━━━━━ Available records ━━━━━
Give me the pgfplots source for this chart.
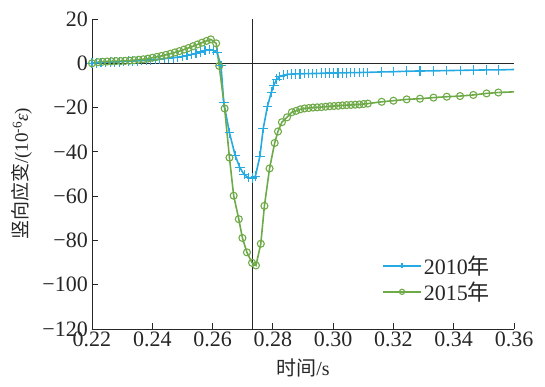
\documentclass[border=0pt]{standalone}
\usepackage{pgfplots}
\pgfplotsset{compat=1.18}
\usepackage{fontspec}
\setmainfont{Liberation Serif}
\newfontfamily\cjk{Noto Sans CJK SC}
\definecolor{cblue}{RGB}{38,170,226}
\definecolor{cgreen}{RGB}{111,170,72}

\pgfplotstableread{
x y
0.2200 0.0
0.2215 0.2
0.2230 0.3
0.2245 0.4
0.2260 0.5
0.2275 0.6
0.2290 0.7
0.2305 0.8
0.2320 0.9
0.2335 1.0
0.2350 1.1
0.2365 1.2
0.2380 1.3
0.2395 1.5
0.2410 1.7
0.2425 1.9
0.2440 2.1
0.2455 2.3
0.2470 2.5
0.2485 2.8
0.2500 3.1
0.2515 3.5
0.2530 4.0
0.2545 4.5
0.2560 5.1
0.2575 5.7
0.2590 6.2
0.2603 5.8
0.2615 4.8
0.2628 -1.0
0.2637 -17.7
0.2656 -31.4
0.2675 -41.6
0.2690 -47.0
0.2705 -50.3
0.2719 -51.6
0.2731 -51.8
0.2742 -51.0
0.2757 -42.0
0.2768 -29.5
0.2782 -19.5
0.2795 -13.0
0.2803 -9.9
0.2813 -7.2
0.2823 -6.0
0.2835 -5.4
0.2848 -5.0
0.2862 -4.9
0.2876 -4.8
0.2890 -4.8
0.2904 -4.7
0.2918 -4.7
0.2932 -4.6
0.2946 -4.6
0.2960 -4.5
0.2974 -4.5
0.2988 -4.4
0.3002 -4.4
0.3016 -4.3
0.3030 -4.3
0.3044 -4.3
0.3058 -4.2
0.3072 -4.2
0.3086 -4.2
0.3100 -4.1
0.3115 -4.1
0.3161 -3.9
0.3200 -3.8
0.3244 -3.6
0.3288 -3.5
0.3333 -3.4
0.3377 -3.3
0.3421 -3.2
0.3465 -3.1
0.3509 -3.0
0.3548 -3.0
}\dataA

\pgfplotstableread{
x y
0.2200 0.0
0.2220 0.5
0.2235 0.7
0.2250 0.8
0.2265 0.9
0.2280 1.0
0.2295 1.0
0.2310 1.1
0.2325 1.2
0.2340 1.4
0.2355 1.6
0.2370 1.8
0.2385 2.1
0.2400 2.5
0.2415 2.9
0.2430 3.3
0.2445 3.8
0.2460 4.3
0.2475 4.9
0.2490 5.5
0.2505 6.2
0.2520 6.9
0.2535 7.7
0.2550 8.5
0.2565 9.3
0.2580 10.1
0.2594 10.8
0.2612 9.0
0.2622 -1.2
0.2640 -20.4
0.2656 -42.6
0.2670 -59.8
0.2687 -70.4
0.2699 -78.9
0.2714 -85.4
0.2731 -90.1
0.2744 -91.3
0.2760 -81.5
0.2772 -64.4
0.2789 -47.5
0.2806 -36.0
0.2817 -30.8
0.2830 -26.6
0.2847 -24.4
0.2863 -22.1
0.2877 -21.5
0.2891 -20.8
0.2905 -20.4
0.2919 -20.2
0.2933 -20.0
0.2947 -19.9
0.2961 -19.8
0.2975 -19.6
0.2989 -19.4
0.3003 -19.3
0.3017 -19.2
0.3031 -19.0
0.3045 -18.9
0.3059 -18.8
0.3073 -18.7
0.3087 -18.6
0.3101 -18.4
0.3115 -18.2
0.3161 -17.4
0.3200 -16.9
0.3244 -16.3
0.3288 -16.0
0.3333 -15.5
0.3377 -15.1
0.3421 -14.8
0.3465 -14.3
0.3509 -13.6
0.3548 -13.2
}\dataB

\begin{document}
\begin{tikzpicture}
\begin{axis}[name=ax, scale only axis, width=422pt, height=310pt,
  xmin=0.22, xmax=0.36, ymin=-120, ymax=20,
  axis lines=left, axis line style={-, line width=0.8pt, black!85},
  tick align=inside, major tick length=6pt,
  tick style={black!85, line width=0.8pt},
  xtick={0.22,0.24,0.26,0.28,0.30,0.32,0.34,0.36},
  xticklabels={0.22,0.24,0.26,0.28,0.30,0.32,0.34,0.36},
  ytick={-120,-100,-80,-60,-40,-20,0,20},
  yticklabels={−120,−100,−80,−60,−40,−20,0,20},
  font=\fontsize{22}{26}\selectfont,
  tick label style={font=\fontsize{22}{26}\selectfont, black!85},
  xticklabel style={inner sep=2pt, yshift=-1pt},
  yticklabel style={inner sep=4pt},
  /pgf/number format/assume math mode=true,
  xlabel={{\cjk 时间}/s},
  xlabel style={font=\fontsize{20}{24}\selectfont, yshift=-6pt},
  ylabel={{\cjk 竖向应变}/(10\textsuperscript{-6}\textit{ε})},
  ylabel style={font=\fontsize{19}{24}\selectfont, yshift=3pt},
  label style={black!85},
  clip=false,
  legend cell align=left,
  legend style={draw=none, fill=none, at={(0.955,0.25)}, anchor=north east,
    font=\fontsize{22}{26}\selectfont, row sep=2pt, text=black!85},
  legend image code/.code={\draw[#1, mark size=2.6pt, mark repeat=2, mark phase=2]
    plot coordinates {(0pt,0pt) (19pt,0pt) (38pt,0pt)};},
]
\addplot[forget plot, black!85, line width=0.8pt] coordinates {(0.22,0) (0.36,0)};
\addplot[forget plot, black!85, line width=0.8pt] coordinates {(0.2733,-120) (0.2733,20)};
\addplot[cblue, line width=1.6pt, mark=+, mark size=4.8pt, mark options={line width=1.1pt}] table[x=x,y=y] {\dataA};
\addlegendentry{2010{\cjk 年}}
\addplot[cgreen, line width=1.6pt, mark=o, mark size=3.5pt, mark options={line width=1.1pt}] table[x=x,y=y] {\dataB};
\addlegendentry{2015{\cjk 年}}
\addplot[forget plot, cblue, line width=1.6pt] coordinates {(0.3548,-3.0) (0.3600,-2.8)};
\addplot[forget plot, cgreen, line width=1.6pt] coordinates {(0.3548,-13.2) (0.3600,-12.9)};
\end{axis}
\pgfresetboundingbox
\path[use as bounding box] ([xshift=-92pt,yshift=-58pt]ax.south west) rectangle ([xshift=31pt,yshift=19pt]ax.north east);
\end{tikzpicture}
\end{document}
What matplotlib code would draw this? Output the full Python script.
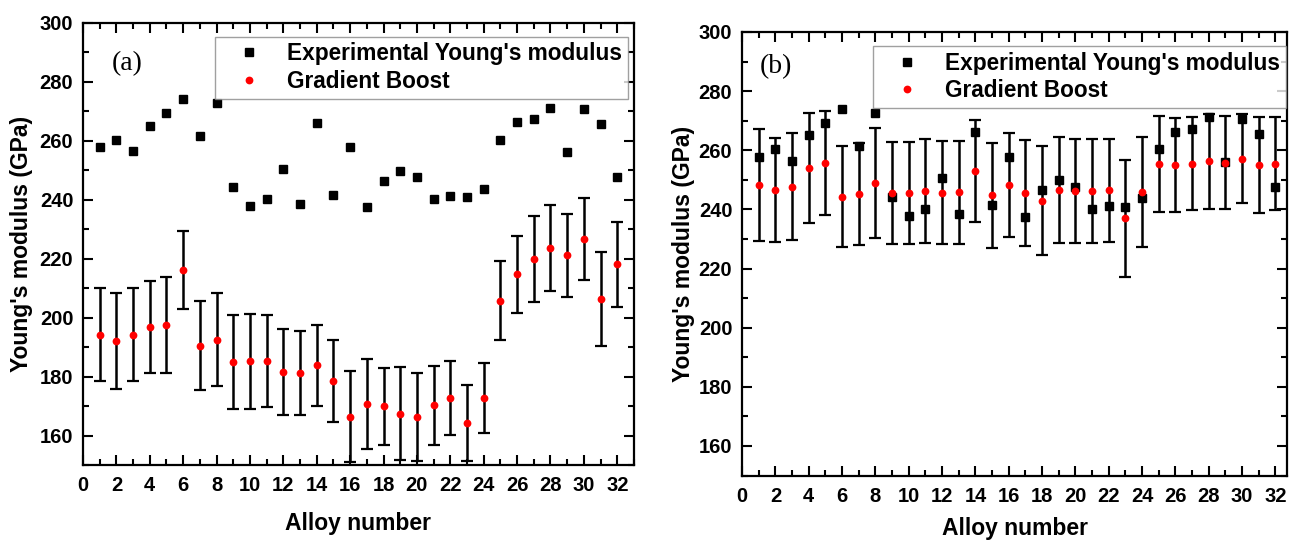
import matplotlib
matplotlib.use("Agg")
import matplotlib.pyplot as plt
from matplotlib.ticker import MultipleLocator

plt.rcParams['font.family'] = ['Liberation Sans', 'DejaVu Sans']
plt.rcParams['font.weight'] = 'bold'

alloy = list(range(1, 33))

# experimental Young's modulus (GPa), same in both panels
exp_E = [257.8, 260.3, 256.5, 265.0, 269.2, 274.0, 261.5, 272.6, 244.1, 237.9,
         240.2, 250.5, 238.5, 266.1, 241.4, 257.8, 237.3, 246.4, 249.8, 247.7,
         240.2, 241.3, 240.7, 243.7, 260.3, 266.3, 267.2, 271.1, 256.1, 270.6,
         265.5, 247.6]

# panel (a) gradient boost prediction and error
gb_a = [194.2, 192.0, 194.2, 196.7, 197.6, 216.1, 190.5, 192.5, 185.0, 185.1,
        185.2, 181.4, 181.2, 183.8, 178.6, 166.4, 170.6, 169.9, 167.4, 166.3,
        170.2, 172.7, 164.3, 172.8, 205.7, 214.6, 219.9, 223.6, 221.1, 226.6,
        206.3, 218.1]
err_a = [15.8, 16.25, 15.7, 15.6, 16.3, 13.2, 14.95, 15.8, 15.85, 16.15,
         15.6, 14.55, 14.4, 13.7, 13.9, 15.4, 15.25, 12.95, 15.75, 15.05,
         13.4, 12.45, 12.95, 11.95, 13.45, 12.95, 14.55, 14.6, 14.15, 13.85,
         15.95, 14.4]

# panel (b)
gb_b = [248.3, 246.6, 247.6, 254.0, 255.6, 244.3, 245.2, 249.0, 245.6, 245.4,
        246.2, 245.7, 245.8, 252.9, 244.8, 248.2, 245.4, 242.9, 246.5, 246.3,
        246.3, 246.4, 237.0, 245.8, 255.3, 255.0, 255.4, 256.2, 255.8, 257.2,
        255.0, 255.5]
err_b = [18.9, 17.55, 18.1, 18.5, 17.6, 17.15, 17.4, 18.55, 17.3, 17.25,
         17.45, 17.35, 17.35, 17.3, 17.8, 17.5, 17.9, 18.4, 17.9, 17.5,
         17.55, 17.3, 19.8, 18.65, 16.25, 15.95, 15.75, 16.0, 15.65, 15.2,
         16.2, 15.65]


def panel(fig, rect, gb, err, tag, xmax, tagpos, legpos, xpad, ypad):
    ax = fig.add_axes(rect)
    ax.errorbar(alloy, gb, yerr=err, fmt='none', ecolor='black',
                elinewidth=1.8, capsize=4.5, capthick=1.6, zorder=2)
    ax.plot(alloy, exp_E, 's', color='black', ms=5.4, zorder=3,
            label="Experimental Young's modulus")
    ax.plot(alloy, gb, 'o', color='#ff0000', ms=5.6, mec='none', zorder=4,
            label='Gradient Boost')

    ax.set_xlim(0, xmax)
    ax.set_ylim(150, 300)
    ax.xaxis.set_major_locator(MultipleLocator(2))
    ax.xaxis.set_minor_locator(MultipleLocator(1))
    ax.yaxis.set_major_locator(MultipleLocator(20))
    ax.yaxis.set_minor_locator(MultipleLocator(10))
    ax.tick_params(which='both', direction='in', top=True, right=True,
                   width=1.5, labelsize=14.5)
    ax.tick_params(which='major', length=7)
    ax.tick_params(which='minor', length=4)
    ax.tick_params(axis='x', pad=8)
    ax.tick_params(axis='y', pad=7)
    for s in ax.spines.values():
        s.set_linewidth(1.6)

    ax.set_xlabel('Alloy number', fontsize=16.5, fontweight='bold',
                  labelpad=xpad)
    ax.set_ylabel("Young's modulus (GPa)", fontsize=16.5, fontweight='bold',
                  labelpad=ypad)

    ax.text(tagpos[0], tagpos[1], tag, transform=ax.transAxes,
            family='Liberation Serif', fontweight='normal', fontsize=20,
            va='top', ha='left')

    leg = ax.legend(loc='upper right', bbox_to_anchor=legpos,
                    prop={'weight': 'bold', 'size': 16.3}, frameon=True,
                    fancybox=False, handlelength=2.5, handletextpad=0.45,
                    labelspacing=0.2, borderpad=0.25, borderaxespad=0)
    leg.get_frame().set_edgecolor('#888888')
    leg.get_frame().set_linewidth(1.0)
    return ax


def main():
    fig = plt.figure(figsize=(12.93, 5.43), dpi=100)
    panel(fig, [0.0642, 0.1436, 0.4261, 0.8149], gb_a, err_a, '(a)', 33,
          (0.052, 0.936), (0.989, 0.968), 12, 5)
    panel(fig, [0.5739, 0.1243, 0.4215, 0.8168], gb_b, err_b, '(b)', 32.7,
          (0.033, 0.95), (0.998, 0.968), 8, 3)
    fig.savefig('out.png', dpi=100)


if __name__ == '__main__':
    main()
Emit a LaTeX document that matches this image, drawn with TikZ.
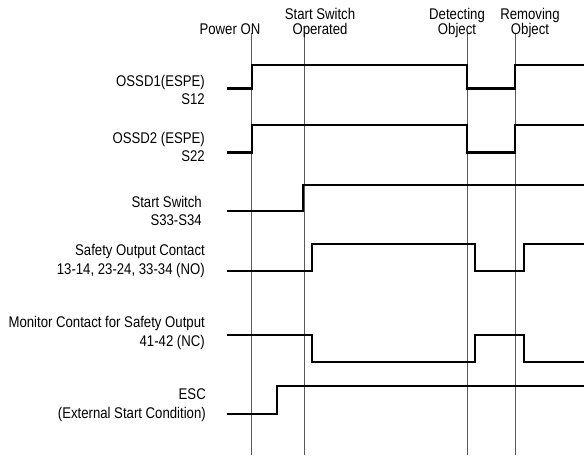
\documentclass[tikz,border=0pt]{standalone}
\usepackage{fontspec}
\setmainfont[FakeStretch=0.85]{Liberation Sans}
\begin{document}
\begin{tikzpicture}[x=1pt,y=-1pt,
  lbl/.style={font=\fontsize{15.5}{18.5}\selectfont, align=right, anchor=base east, inner sep=0pt},
  toplbl/.style={font=\fontsize{15.5}{15.5}\selectfont, align=center, anchor=base, inner sep=0pt},
  sig/.style={line width=2.3pt, line join=miter, line cap=butt},
  vline/.style={line width=0.9pt, black!65}]
\useasboundingbox (0,0) rectangle (584,457);
% vertical event lines
\coordinate (p1) at (251,33); \coordinate (p1b) at (251,455);
\coordinate (p2) at (304,33); \coordinate (p2b) at (304,455);
\coordinate (p3) at (467,33); \coordinate (p3b) at (467,455);
\coordinate (p4) at (515,33); \coordinate (p4b) at (515,455);
\draw[vline] (p1) -- (p1b);
\draw[vline] (p2) -- (p2b);
\draw[vline] (p3) -- (p3b);
\draw[vline] (p4) -- (p4b);
% top labels
\node[toplbl] (tpow) at (230,35) {Power ON};
\node[toplbl] (tss) at (320,35) {Start Switch\\Operated};
\node[toplbl] (tdet) at (457,35) {Detecting\\Object};
\node[toplbl] (trem) at (530,35) {Removing\\Object};
% left labels
\node[lbl] (l1) at (205,105) {OSSD1(ESPE)\\S12};
\node[lbl] (l2) at (205,162) {OSSD2 (ESPE)\\S22};
\node[lbl] (l3) at (202,226) {Start Switch\\S33-S34};
\node[lbl] (l4) at (205,274.5) {Safety Output Contact\\13-14, 23-24, 33-34 (NO)};
\node[lbl] (l5) at (205,346) {Monitor Contact for Safety Output\\41-42 (NC)};
\node[lbl] (l6) at (206,418) {ESC\\(External Start Condition)};
% signals
\draw[sig] (227,88.5) -- (252,88.5) -- (252,65) -- (467,65) -- (467,88.5) -- (515,88.5) -- (515,65) -- (584,65);
\draw[sig] (227,152.5) -- (252,152.5) -- (252,125) -- (467,125) -- (467,152.5) -- (515,152.5) -- (515,125) -- (584,125);
\draw[sig] (227,211) -- (303,211) -- (303,185) -- (584,185);
\draw[sig] (227,271) -- (312,271) -- (312,244) -- (475,244) -- (475,271) -- (524,271) -- (524,244) -- (584,244);
\draw[sig] (227,335) -- (312,335) -- (312,362) -- (475,362) -- (475,335) -- (524,335) -- (524,362) -- (584,362);
\draw[sig] (227,414) -- (277,414) -- (277,386) -- (584,386);
\end{tikzpicture}
\end{document}
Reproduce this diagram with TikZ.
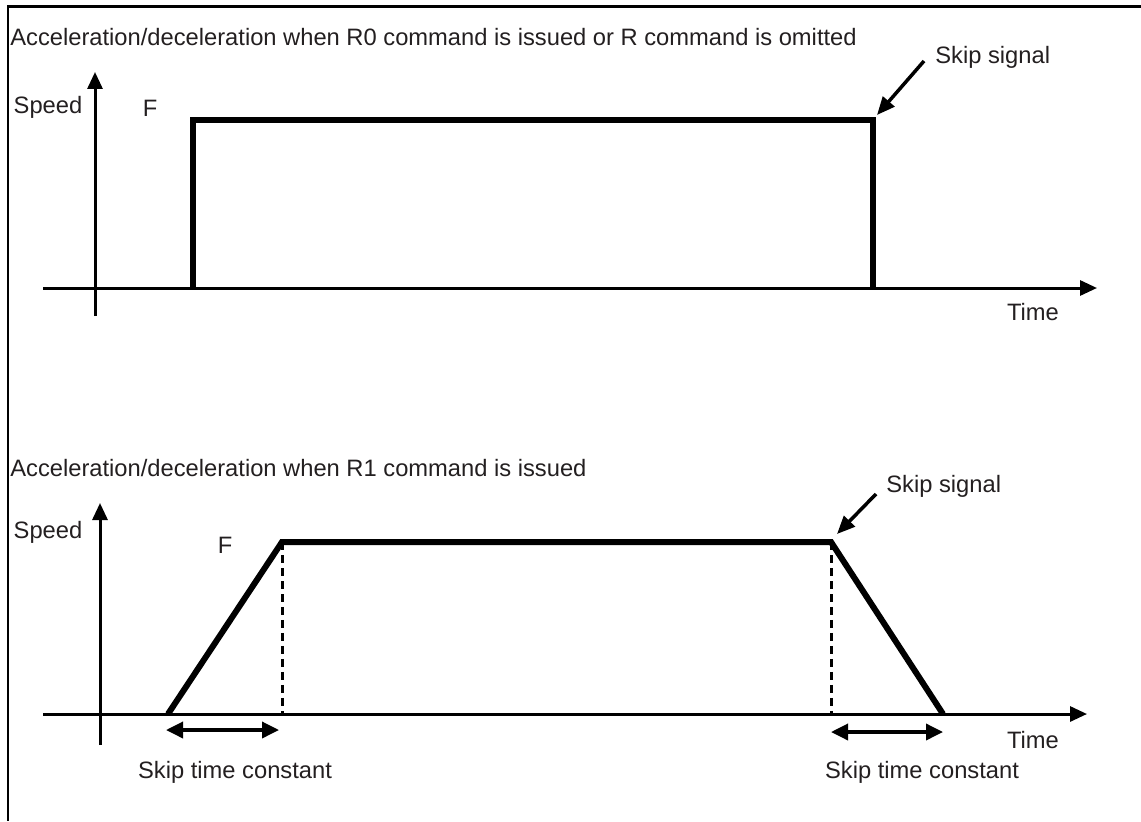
━━━━━
* _Aim of the task_
Which lines include the word "this"? List them all.

* _Written solution_
Give me the pgfplots source for this chart.
What matplotlib code would draw this? Output the full Python script.
Emit a LaTeX document that matches this image, drawn with TikZ.
Reproduce this diagram with TikZ.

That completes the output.